**OBJECTIVE**.
Going through the material below, please gather all lines with the word "this" in them.

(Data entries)

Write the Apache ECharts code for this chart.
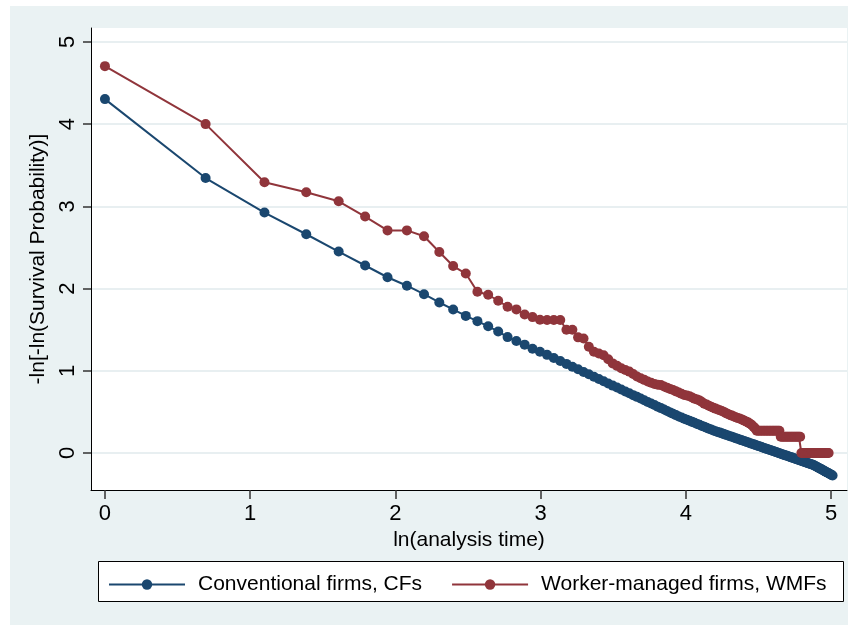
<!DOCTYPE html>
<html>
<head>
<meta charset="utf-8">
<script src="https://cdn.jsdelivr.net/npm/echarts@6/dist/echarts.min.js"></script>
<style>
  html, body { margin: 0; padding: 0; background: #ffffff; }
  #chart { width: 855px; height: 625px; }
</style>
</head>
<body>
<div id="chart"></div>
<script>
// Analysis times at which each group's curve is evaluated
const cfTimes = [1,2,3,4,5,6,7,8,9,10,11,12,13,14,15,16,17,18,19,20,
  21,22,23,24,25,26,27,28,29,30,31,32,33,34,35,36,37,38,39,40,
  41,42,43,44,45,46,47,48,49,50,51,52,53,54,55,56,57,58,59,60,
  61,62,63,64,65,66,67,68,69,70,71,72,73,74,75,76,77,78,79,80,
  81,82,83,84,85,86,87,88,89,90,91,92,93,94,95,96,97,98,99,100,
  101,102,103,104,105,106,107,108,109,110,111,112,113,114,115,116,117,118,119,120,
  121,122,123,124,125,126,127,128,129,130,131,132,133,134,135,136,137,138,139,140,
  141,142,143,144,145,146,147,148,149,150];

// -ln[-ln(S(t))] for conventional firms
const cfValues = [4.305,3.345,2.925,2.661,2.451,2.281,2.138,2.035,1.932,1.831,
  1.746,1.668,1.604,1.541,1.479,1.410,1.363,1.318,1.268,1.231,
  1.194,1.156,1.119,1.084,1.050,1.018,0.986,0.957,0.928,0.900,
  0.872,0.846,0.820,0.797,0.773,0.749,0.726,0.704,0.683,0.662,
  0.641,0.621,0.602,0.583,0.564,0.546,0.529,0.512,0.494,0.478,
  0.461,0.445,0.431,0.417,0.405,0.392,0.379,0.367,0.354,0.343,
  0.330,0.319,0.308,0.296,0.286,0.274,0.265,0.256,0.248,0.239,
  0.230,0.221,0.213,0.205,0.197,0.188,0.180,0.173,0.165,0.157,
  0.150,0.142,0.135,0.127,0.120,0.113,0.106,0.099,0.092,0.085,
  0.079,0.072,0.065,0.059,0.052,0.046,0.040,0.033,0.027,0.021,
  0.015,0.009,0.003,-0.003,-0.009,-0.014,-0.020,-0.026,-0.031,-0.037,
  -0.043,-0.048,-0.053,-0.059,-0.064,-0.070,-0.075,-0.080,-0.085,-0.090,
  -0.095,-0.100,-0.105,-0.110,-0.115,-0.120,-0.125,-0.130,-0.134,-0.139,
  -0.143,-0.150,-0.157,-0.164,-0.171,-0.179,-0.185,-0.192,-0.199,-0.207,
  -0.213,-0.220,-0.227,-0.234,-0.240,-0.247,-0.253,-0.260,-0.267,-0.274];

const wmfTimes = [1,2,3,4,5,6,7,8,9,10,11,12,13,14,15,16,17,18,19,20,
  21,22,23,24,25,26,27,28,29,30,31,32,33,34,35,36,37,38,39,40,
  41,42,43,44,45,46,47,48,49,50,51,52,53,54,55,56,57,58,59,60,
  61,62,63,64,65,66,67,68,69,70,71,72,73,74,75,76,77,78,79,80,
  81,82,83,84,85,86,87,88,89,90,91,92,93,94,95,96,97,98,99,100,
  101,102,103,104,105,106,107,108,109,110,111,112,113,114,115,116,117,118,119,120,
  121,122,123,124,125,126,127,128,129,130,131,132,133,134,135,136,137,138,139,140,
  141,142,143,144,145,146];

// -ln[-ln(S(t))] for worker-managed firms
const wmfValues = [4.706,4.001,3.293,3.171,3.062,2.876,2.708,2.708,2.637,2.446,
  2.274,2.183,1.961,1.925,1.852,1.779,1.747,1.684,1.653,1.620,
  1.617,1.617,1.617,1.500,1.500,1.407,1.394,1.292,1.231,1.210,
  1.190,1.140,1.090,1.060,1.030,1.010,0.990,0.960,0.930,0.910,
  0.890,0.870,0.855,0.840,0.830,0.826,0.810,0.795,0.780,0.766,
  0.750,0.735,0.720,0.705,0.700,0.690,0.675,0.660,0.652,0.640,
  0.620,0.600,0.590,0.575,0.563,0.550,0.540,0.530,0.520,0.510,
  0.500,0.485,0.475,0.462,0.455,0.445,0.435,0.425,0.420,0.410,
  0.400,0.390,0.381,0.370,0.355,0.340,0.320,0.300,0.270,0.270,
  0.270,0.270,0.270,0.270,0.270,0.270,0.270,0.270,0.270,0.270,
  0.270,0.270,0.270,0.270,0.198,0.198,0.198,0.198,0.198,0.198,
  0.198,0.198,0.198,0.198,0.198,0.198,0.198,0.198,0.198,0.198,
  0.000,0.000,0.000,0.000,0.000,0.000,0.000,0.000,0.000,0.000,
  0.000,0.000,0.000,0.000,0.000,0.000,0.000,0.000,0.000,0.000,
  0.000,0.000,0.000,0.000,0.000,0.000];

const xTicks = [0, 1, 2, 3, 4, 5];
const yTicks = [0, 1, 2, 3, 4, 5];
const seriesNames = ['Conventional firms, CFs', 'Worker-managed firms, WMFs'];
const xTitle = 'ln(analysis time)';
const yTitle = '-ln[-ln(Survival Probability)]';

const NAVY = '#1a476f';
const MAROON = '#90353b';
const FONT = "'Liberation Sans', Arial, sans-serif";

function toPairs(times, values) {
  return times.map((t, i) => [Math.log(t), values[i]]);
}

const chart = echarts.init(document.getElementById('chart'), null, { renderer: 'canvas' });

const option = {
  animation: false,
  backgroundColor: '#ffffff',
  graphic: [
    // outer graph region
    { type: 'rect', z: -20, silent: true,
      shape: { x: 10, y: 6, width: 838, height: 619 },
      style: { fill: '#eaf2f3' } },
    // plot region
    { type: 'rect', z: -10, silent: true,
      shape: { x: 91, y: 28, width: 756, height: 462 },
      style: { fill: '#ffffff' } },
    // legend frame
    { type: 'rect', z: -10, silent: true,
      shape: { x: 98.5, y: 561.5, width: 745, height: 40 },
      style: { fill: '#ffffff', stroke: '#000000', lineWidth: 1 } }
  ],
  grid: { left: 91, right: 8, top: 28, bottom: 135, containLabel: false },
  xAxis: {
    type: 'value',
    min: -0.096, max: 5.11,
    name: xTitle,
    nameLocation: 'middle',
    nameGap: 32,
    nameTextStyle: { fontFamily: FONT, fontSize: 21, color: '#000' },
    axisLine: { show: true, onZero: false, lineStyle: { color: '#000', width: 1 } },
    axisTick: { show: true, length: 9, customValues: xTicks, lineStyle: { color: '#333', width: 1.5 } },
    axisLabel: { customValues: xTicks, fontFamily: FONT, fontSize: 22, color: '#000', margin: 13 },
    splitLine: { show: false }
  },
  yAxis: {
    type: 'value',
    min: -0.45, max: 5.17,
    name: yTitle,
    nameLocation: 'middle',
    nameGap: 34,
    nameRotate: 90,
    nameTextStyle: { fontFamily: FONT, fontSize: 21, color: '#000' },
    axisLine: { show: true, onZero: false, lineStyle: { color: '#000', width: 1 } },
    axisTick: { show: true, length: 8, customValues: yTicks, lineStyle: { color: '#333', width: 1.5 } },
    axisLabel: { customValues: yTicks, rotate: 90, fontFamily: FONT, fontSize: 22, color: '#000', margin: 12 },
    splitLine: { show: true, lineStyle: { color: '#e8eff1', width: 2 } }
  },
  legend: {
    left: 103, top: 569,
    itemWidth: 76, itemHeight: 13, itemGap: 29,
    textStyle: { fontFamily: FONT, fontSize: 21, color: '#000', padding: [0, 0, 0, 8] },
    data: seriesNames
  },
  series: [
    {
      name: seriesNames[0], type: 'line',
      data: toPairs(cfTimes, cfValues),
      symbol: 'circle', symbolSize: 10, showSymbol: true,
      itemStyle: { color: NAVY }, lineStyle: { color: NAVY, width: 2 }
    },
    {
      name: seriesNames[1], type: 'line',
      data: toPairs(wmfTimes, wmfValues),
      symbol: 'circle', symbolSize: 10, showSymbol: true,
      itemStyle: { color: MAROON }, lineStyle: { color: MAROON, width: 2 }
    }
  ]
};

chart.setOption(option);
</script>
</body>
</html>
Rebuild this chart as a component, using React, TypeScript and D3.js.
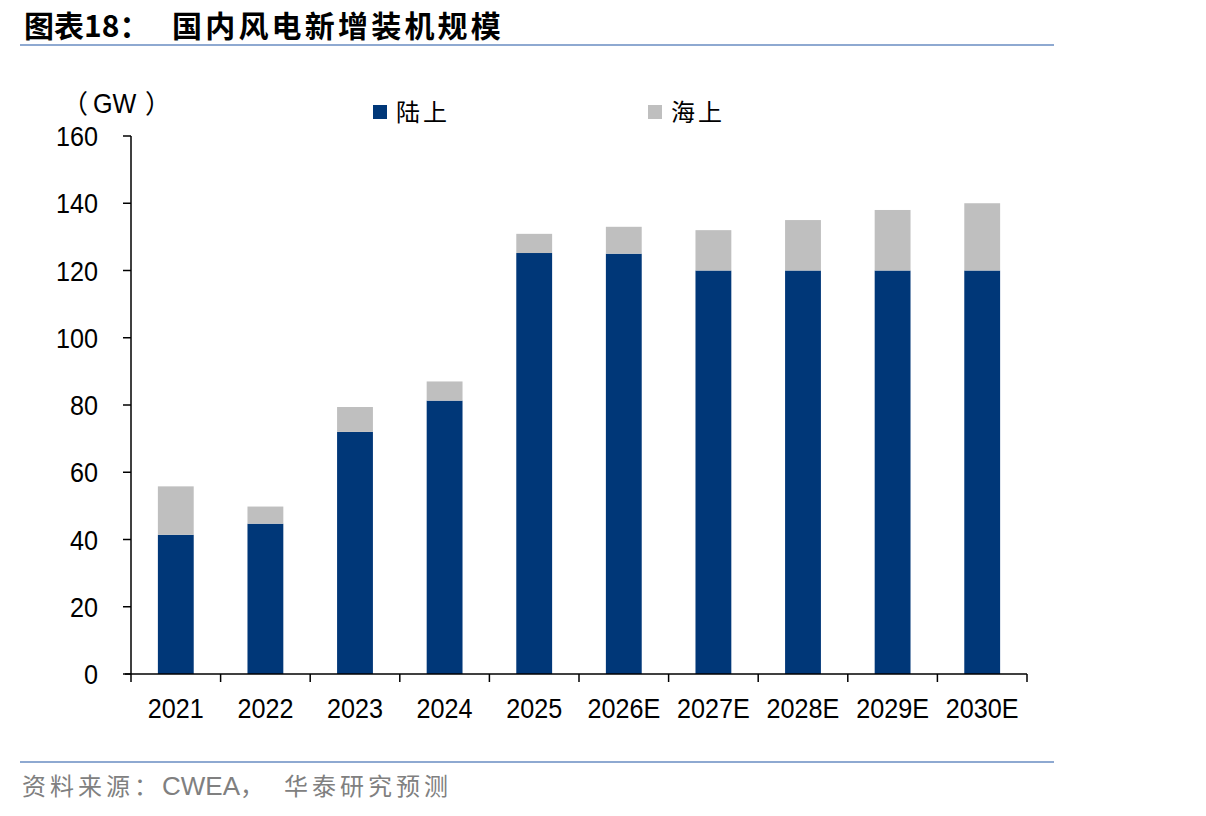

**FINISHED ANSWER**.
Write the Apache ECharts code for this chart.
Rebuild this chart as a component, using React, TypeScript and D3.js.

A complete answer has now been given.